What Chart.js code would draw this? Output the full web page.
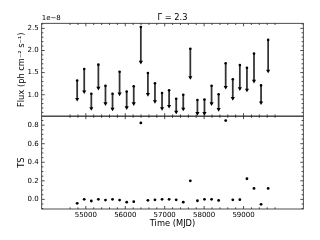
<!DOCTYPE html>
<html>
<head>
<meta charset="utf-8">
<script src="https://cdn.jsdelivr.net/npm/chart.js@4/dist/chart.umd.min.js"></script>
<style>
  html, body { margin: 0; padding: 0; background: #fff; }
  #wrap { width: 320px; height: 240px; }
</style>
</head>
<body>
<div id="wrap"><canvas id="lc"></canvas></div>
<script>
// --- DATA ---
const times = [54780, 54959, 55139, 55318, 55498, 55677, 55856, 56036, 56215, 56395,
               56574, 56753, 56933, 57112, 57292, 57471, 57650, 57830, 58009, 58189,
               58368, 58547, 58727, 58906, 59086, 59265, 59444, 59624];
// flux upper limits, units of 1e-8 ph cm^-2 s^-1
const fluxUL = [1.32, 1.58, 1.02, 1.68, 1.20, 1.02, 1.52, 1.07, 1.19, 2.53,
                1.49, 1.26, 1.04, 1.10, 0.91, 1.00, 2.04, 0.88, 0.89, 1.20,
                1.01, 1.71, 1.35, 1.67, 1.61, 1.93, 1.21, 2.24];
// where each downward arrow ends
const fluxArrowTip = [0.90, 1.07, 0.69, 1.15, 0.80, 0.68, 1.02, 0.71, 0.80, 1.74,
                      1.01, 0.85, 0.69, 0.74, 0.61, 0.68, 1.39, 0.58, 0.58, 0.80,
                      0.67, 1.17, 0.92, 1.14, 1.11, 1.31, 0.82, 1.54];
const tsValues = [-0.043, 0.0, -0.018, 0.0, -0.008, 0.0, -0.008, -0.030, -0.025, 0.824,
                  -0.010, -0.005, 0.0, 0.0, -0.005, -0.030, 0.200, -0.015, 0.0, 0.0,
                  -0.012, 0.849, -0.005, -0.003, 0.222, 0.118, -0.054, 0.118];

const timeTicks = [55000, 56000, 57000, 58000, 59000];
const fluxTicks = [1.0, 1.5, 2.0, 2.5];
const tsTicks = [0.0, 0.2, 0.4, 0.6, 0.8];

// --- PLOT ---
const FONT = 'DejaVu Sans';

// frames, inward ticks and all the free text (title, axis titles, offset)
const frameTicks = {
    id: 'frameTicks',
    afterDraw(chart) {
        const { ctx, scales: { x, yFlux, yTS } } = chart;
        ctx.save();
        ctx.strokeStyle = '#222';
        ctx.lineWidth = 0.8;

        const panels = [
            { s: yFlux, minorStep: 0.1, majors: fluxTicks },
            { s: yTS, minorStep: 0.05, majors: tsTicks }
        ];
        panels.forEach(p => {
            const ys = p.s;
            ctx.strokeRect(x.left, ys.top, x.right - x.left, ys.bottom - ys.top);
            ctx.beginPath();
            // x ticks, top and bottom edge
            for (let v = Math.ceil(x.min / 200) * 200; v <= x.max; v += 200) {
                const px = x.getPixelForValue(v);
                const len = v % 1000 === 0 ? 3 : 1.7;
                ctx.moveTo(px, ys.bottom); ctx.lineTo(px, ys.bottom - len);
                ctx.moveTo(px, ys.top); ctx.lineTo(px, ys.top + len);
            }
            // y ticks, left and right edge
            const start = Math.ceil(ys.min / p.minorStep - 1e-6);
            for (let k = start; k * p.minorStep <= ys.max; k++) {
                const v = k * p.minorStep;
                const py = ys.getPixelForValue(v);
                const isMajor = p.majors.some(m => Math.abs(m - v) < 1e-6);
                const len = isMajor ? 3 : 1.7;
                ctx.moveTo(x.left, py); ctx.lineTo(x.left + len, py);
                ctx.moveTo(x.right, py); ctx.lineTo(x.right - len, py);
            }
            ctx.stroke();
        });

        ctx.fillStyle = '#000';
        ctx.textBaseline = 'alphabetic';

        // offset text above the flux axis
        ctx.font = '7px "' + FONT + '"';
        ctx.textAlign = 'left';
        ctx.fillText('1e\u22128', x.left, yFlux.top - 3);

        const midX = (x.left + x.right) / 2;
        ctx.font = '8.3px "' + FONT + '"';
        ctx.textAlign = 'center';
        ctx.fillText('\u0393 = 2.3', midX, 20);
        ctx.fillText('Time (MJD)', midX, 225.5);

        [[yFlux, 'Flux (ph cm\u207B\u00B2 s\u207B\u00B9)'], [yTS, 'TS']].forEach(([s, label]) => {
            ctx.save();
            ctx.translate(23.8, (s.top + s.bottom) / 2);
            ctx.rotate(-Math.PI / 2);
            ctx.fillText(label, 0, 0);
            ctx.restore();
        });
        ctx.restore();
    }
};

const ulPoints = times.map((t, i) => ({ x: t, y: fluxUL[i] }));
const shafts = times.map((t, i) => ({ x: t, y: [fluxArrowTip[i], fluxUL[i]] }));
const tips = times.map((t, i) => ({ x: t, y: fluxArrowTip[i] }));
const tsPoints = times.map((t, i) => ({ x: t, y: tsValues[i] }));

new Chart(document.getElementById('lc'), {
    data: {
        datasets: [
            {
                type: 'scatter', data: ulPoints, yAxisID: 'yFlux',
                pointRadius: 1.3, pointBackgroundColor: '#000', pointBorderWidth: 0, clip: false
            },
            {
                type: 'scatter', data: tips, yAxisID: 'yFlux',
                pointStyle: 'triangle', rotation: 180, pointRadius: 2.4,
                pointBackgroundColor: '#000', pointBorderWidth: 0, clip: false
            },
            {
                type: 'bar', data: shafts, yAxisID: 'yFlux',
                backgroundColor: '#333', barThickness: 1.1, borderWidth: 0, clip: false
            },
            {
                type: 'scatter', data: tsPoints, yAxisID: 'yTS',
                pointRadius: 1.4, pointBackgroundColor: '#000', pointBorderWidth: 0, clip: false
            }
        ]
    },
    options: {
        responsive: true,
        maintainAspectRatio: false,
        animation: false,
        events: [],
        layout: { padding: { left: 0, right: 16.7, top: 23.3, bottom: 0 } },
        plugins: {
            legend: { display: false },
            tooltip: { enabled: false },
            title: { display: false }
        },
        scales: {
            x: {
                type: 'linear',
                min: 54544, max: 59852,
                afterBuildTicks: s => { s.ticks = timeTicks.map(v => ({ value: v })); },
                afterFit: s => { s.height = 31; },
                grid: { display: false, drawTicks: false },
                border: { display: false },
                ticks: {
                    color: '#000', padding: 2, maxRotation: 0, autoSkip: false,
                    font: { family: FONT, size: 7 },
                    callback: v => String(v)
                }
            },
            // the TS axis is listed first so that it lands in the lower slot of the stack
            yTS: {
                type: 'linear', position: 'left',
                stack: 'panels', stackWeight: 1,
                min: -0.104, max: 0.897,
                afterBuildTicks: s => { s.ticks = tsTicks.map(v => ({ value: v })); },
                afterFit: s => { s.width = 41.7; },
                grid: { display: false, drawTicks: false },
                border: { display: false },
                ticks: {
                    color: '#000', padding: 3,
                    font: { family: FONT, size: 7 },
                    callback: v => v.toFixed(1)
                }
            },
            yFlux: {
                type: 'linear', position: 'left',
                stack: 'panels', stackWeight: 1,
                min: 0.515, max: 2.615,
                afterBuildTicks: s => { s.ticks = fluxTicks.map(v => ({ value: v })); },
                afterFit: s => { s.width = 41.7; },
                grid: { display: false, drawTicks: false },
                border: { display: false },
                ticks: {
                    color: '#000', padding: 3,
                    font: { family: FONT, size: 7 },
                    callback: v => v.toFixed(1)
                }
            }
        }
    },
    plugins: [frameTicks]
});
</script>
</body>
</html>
################
Write out nothing but the lines from the start of the data through the line with "const FONT = 'DejaVu Sans';". Leave out the pictures.

OUTPUT BELOW =>
What Chart.js code would draw this? Output the full web page.
<!DOCTYPE html>
<html>
<head>
<meta charset="utf-8">
<script src="https://cdn.jsdelivr.net/npm/chart.js@4/dist/chart.umd.min.js"></script>
<style>
  html, body { margin: 0; padding: 0; background: #fff; }
  #wrap { width: 320px; height: 240px; }
</style>
</head>
<body>
<div id="wrap"><canvas id="lc"></canvas></div>
<script>
// --- DATA ---
const times = [54780, 54959, 55139, 55318, 55498, 55677, 55856, 56036, 56215, 56395,
               56574, 56753, 56933, 57112, 57292, 57471, 57650, 57830, 58009, 58189,
               58368, 58547, 58727, 58906, 59086, 59265, 59444, 59624];
// flux upper limits, units of 1e-8 ph cm^-2 s^-1
const fluxUL = [1.32, 1.58, 1.02, 1.68, 1.20, 1.02, 1.52, 1.07, 1.19, 2.53,
                1.49, 1.26, 1.04, 1.10, 0.91, 1.00, 2.04, 0.88, 0.89, 1.20,
                1.01, 1.71, 1.35, 1.67, 1.61, 1.93, 1.21, 2.24];
// where each downward arrow ends
const fluxArrowTip = [0.90, 1.07, 0.69, 1.15, 0.80, 0.68, 1.02, 0.71, 0.80, 1.74,
                      1.01, 0.85, 0.69, 0.74, 0.61, 0.68, 1.39, 0.58, 0.58, 0.80,
                      0.67, 1.17, 0.92, 1.14, 1.11, 1.31, 0.82, 1.54];
const tsValues = [-0.043, 0.0, -0.018, 0.0, -0.008, 0.0, -0.008, -0.030, -0.025, 0.824,
                  -0.010, -0.005, 0.0, 0.0, -0.005, -0.030, 0.200, -0.015, 0.0, 0.0,
                  -0.012, 0.849, -0.005, -0.003, 0.222, 0.118, -0.054, 0.118];

const timeTicks = [55000, 56000, 57000, 58000, 59000];
const fluxTicks = [1.0, 1.5, 2.0, 2.5];
const tsTicks = [0.0, 0.2, 0.4, 0.6, 0.8];

// --- PLOT ---
const FONT = 'DejaVu Sans';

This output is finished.